* [JOB]:
Exactly as written, set down the lines from the top of the entries through the line bearing "(0,0) rectangle (1186,418);", with every picture left out.

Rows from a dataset
====
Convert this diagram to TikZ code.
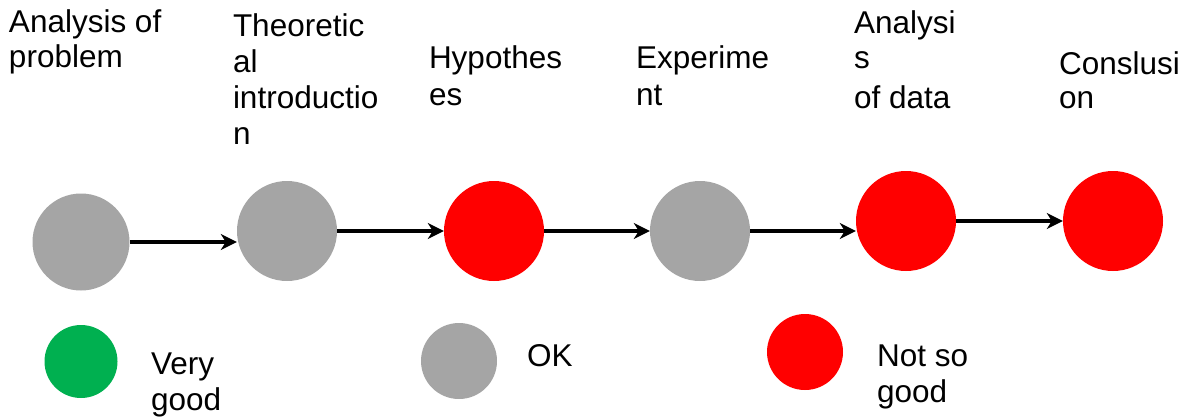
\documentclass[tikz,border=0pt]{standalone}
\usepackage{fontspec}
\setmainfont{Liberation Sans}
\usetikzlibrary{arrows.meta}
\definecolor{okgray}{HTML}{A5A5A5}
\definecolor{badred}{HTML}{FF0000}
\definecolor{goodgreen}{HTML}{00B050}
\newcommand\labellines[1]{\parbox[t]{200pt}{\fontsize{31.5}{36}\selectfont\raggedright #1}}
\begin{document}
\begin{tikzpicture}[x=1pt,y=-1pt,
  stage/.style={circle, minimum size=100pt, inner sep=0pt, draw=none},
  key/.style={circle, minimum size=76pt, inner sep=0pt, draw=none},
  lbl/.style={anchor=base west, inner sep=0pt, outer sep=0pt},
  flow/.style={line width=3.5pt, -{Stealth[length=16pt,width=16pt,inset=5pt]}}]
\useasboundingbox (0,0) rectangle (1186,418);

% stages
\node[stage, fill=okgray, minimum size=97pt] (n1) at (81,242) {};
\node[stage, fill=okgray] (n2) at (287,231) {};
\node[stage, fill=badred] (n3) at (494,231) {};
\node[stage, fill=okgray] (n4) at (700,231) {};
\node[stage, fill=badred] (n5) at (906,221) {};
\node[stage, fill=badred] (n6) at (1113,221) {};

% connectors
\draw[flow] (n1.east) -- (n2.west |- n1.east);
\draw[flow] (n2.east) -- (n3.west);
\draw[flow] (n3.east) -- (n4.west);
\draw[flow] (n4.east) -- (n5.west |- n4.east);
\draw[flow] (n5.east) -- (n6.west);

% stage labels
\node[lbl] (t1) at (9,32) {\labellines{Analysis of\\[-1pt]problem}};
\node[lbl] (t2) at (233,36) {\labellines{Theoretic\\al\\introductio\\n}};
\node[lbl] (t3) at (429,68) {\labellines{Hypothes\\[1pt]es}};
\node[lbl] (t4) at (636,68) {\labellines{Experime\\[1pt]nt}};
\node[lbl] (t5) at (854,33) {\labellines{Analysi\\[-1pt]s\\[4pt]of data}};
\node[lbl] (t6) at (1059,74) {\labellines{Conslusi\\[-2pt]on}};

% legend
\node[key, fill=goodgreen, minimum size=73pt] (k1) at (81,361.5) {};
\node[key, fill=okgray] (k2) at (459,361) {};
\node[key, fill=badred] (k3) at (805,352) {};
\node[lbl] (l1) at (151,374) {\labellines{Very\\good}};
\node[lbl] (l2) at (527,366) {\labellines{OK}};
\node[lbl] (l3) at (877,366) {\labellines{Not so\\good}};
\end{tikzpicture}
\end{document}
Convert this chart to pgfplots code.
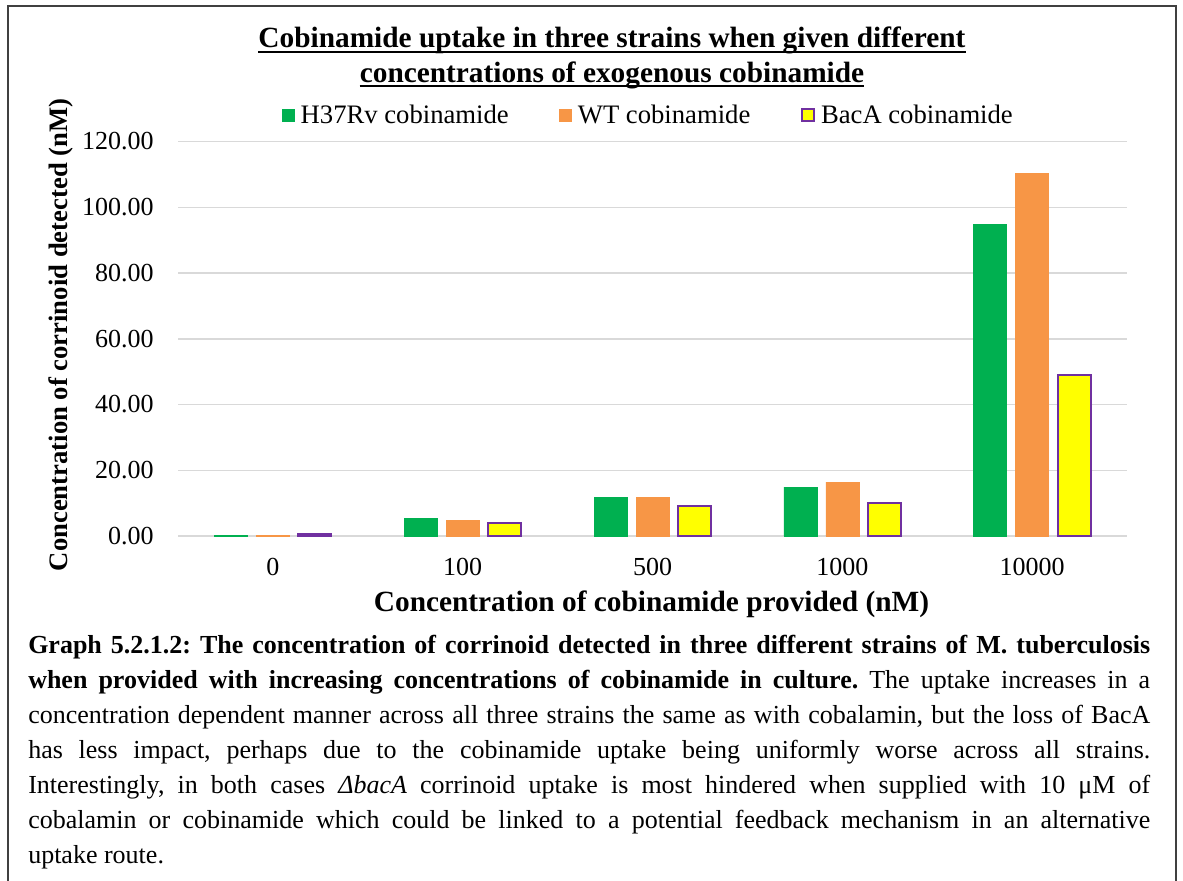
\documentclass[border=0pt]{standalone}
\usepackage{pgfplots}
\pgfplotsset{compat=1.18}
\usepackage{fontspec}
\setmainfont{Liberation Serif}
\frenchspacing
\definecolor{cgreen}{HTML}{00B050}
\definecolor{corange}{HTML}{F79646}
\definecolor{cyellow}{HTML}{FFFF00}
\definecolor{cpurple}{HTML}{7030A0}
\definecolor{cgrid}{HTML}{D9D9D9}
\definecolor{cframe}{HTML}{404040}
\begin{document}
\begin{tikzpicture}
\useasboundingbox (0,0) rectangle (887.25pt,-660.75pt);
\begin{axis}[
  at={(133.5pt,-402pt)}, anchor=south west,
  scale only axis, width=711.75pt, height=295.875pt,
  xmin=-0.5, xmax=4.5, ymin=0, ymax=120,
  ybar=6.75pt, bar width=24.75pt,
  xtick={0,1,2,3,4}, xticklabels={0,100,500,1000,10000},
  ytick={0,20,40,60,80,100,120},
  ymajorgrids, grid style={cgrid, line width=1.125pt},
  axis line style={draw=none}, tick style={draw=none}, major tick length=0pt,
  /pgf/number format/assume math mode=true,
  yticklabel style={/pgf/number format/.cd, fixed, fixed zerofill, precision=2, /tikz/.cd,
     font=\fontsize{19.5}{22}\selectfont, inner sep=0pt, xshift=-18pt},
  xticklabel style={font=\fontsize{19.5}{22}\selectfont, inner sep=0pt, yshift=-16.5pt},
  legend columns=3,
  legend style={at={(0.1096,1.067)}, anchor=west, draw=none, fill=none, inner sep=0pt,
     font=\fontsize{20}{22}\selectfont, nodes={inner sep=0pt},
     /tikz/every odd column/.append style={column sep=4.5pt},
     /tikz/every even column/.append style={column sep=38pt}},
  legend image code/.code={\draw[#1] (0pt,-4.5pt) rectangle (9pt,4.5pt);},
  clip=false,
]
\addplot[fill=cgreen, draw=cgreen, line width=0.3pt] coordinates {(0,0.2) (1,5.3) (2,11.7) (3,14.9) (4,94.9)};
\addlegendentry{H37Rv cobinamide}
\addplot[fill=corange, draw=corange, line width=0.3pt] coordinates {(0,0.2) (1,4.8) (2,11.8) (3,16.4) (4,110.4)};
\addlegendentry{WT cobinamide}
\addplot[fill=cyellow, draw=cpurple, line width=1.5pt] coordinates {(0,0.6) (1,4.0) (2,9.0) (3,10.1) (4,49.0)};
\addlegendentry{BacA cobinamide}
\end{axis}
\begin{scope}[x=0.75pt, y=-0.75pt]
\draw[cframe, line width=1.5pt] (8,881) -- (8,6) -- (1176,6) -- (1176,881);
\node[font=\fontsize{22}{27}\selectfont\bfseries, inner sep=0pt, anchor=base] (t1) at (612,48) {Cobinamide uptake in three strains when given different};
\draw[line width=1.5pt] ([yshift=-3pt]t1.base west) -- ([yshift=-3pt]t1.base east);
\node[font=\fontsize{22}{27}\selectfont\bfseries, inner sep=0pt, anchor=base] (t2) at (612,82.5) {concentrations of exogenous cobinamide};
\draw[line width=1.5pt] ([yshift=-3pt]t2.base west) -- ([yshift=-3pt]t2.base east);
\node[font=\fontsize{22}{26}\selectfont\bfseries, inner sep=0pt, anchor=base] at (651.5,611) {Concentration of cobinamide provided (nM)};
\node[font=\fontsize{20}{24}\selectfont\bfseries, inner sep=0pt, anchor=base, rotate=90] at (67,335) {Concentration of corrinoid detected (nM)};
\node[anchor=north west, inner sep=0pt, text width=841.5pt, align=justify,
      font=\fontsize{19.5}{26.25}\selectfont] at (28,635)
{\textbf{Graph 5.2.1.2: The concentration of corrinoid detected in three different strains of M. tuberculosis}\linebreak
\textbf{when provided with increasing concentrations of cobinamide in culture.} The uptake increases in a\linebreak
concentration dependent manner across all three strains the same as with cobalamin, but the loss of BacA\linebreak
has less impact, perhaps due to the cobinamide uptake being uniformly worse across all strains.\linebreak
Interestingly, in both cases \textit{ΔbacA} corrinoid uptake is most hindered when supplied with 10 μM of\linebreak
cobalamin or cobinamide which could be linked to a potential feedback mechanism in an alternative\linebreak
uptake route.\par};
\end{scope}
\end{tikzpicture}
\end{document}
====
* [TASK OUTPUT]:
Convert this diagram to TikZ code.
\documentclass[tikz,border=0pt]{standalone}
\usepackage{fontspec}
\setmainfont{Liberation Sans}
\usetikzlibrary{arrows.meta}
\definecolor{okgray}{HTML}{A5A5A5}
\definecolor{badred}{HTML}{FF0000}
\definecolor{goodgreen}{HTML}{00B050}
\newcommand\labellines[1]{\parbox[t]{200pt}{\fontsize{31.5}{36}\selectfont\raggedright #1}}
\begin{document}
\begin{tikzpicture}[x=1pt,y=-1pt,
  stage/.style={circle, minimum size=100pt, inner sep=0pt, draw=none},
  key/.style={circle, minimum size=76pt, inner sep=0pt, draw=none},
  lbl/.style={anchor=base west, inner sep=0pt, outer sep=0pt},
  flow/.style={line width=3.5pt, -{Stealth[length=16pt,width=16pt,inset=5pt]}}]
\useasboundingbox (0,0) rectangle (1186,418);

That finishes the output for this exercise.